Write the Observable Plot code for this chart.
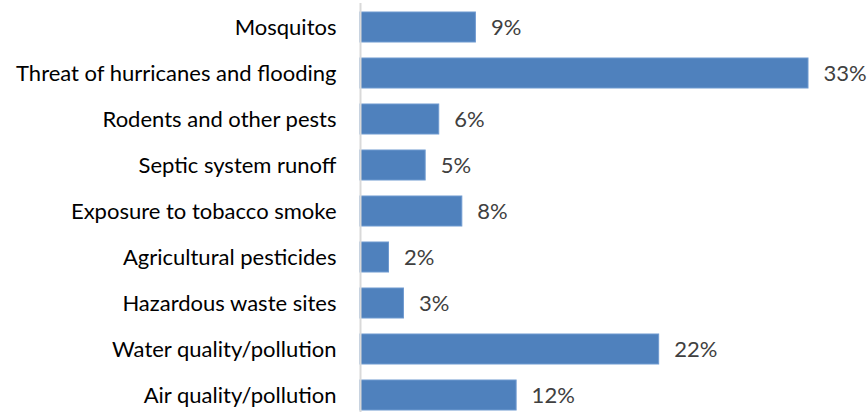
<!DOCTYPE html>
<html>
<head>
<meta charset="utf-8">
<script src="https://cdn.jsdelivr.net/npm/d3@7"></script>
<script src="https://cdn.jsdelivr.net/npm/@observablehq/plot@0.6"></script>
<style>
  html, body { margin: 0; padding: 0; background: #fff; overflow: hidden; }
  #chart { width: 868px; height: 412px; overflow: hidden; }
</style>
</head>
<body>
<div id="chart"></div>
<script>
const categories = [
  "Mosquitos",
  "Threat of hurricanes and flooding",
  "Rodents and other pests",
  "Septic system runoff",
  "Exposure to tobacco smoke",
  "Agricultural pesticides",
  "Hazardous waste sites",
  "Water quality/pollution",
  "Air quality/pollution"
];
const values = [8.5, 33.0, 5.8, 4.8, 7.5, 2.1, 3.2, 22.0, 11.5];
const labels = ["9%", "33%", "6%", "5%", "8%", "2%", "3%", "22%", "12%"];

const data = categories.map((c, i) => ({category: c, value: values[i], label: labels[i]}));

const chart = Plot.plot({
  width: 868,
  height: 418,
  marginLeft: 360,
  marginRight: 60,
  marginTop: 3,
  marginBottom: 0,
  style: {fontFamily: "Lato, sans-serif", background: "#fff"},
  x: {domain: [0, 33], axis: null},
  y: {domain: categories, paddingInner: 0.35, paddingOuter: 0.175, label: null, tickSize: 0, tickPadding: 24},
  marks: [
    Plot.barX(data, {x: "value", y: "category", fill: "#4F81BD", stroke: "#6f9ad0", strokeWidth: 1}),
    Plot.ruleX([0], {stroke: "#d9d9d9", strokeWidth: 2}),
    Plot.axisY({tickSize: 0, tickPadding: 24, fontSize: 22, fill: "#000", label: null}),
    Plot.text(data, {x: "value", y: "category", text: "label", dx: 15, textAnchor: "start", fill: "#404040", fontSize: 22})
  ]
});
document.getElementById("chart").appendChild(chart);
</script>
</body>
</html>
□ □ □ □ □
Description of the task => Exclude the pictures, and transcribe all of the material exactly.

Result of the exercise =>
Write the Observable Plot code for this chart.
<!DOCTYPE html>
<html>
<head>
<meta charset="utf-8">
<script src="https://cdn.jsdelivr.net/npm/d3@7"></script>
<script src="https://cdn.jsdelivr.net/npm/@observablehq/plot@0.6"></script>
<style>
  html, body { margin: 0; padding: 0; background: #fff; overflow: hidden; }
  #chart { width: 868px; height: 412px; overflow: hidden; }
</style>
</head>
<body>
<div id="chart"></div>
<script>
const categories = [
  "Mosquitos",
  "Threat of hurricanes and flooding",
  "Rodents and other pests",
  "Septic system runoff",
  "Exposure to tobacco smoke",
  "Agricultural pesticides",
  "Hazardous waste sites",
  "Water quality/pollution",
  "Air quality/pollution"
];
const values = [8.5, 33.0, 5.8, 4.8, 7.5, 2.1, 3.2, 22.0, 11.5];
const labels = ["9%", "33%", "6%", "5%", "8%", "2%", "3%", "22%", "12%"];

const data = categories.map((c, i) => ({category: c, value: values[i], label: labels[i]}));

const chart = Plot.plot({
  width: 868,
  height: 418,
  marginLeft: 360,
  marginRight: 60,
  marginTop: 3,
  marginBottom: 0,
  style: {fontFamily: "Lato, sans-serif", background: "#fff"},
  x: {domain: [0, 33], axis: null},
  y: {domain: categories, paddingInner: 0.35, paddingOuter: 0.175, label: null, tickSize: 0, tickPadding: 24},
  marks: [
    Plot.barX(data, {x: "value", y: "category", fill: "#4F81BD", stroke: "#6f9ad0", strokeWidth: 1}),
    Plot.ruleX([0], {stroke: "#d9d9d9", strokeWidth: 2}),
    Plot.axisY({tickSize: 0, tickPadding: 24, fontSize: 22, fill: "#000", label: null}),
    Plot.text(data, {x: "value", y: "category", text: "label", dx: 15, textAnchor: "start", fill: "#404040", fontSize: 22})
  ]
});
document.getElementById("chart").appendChild(chart);
</script>
</body>
</html>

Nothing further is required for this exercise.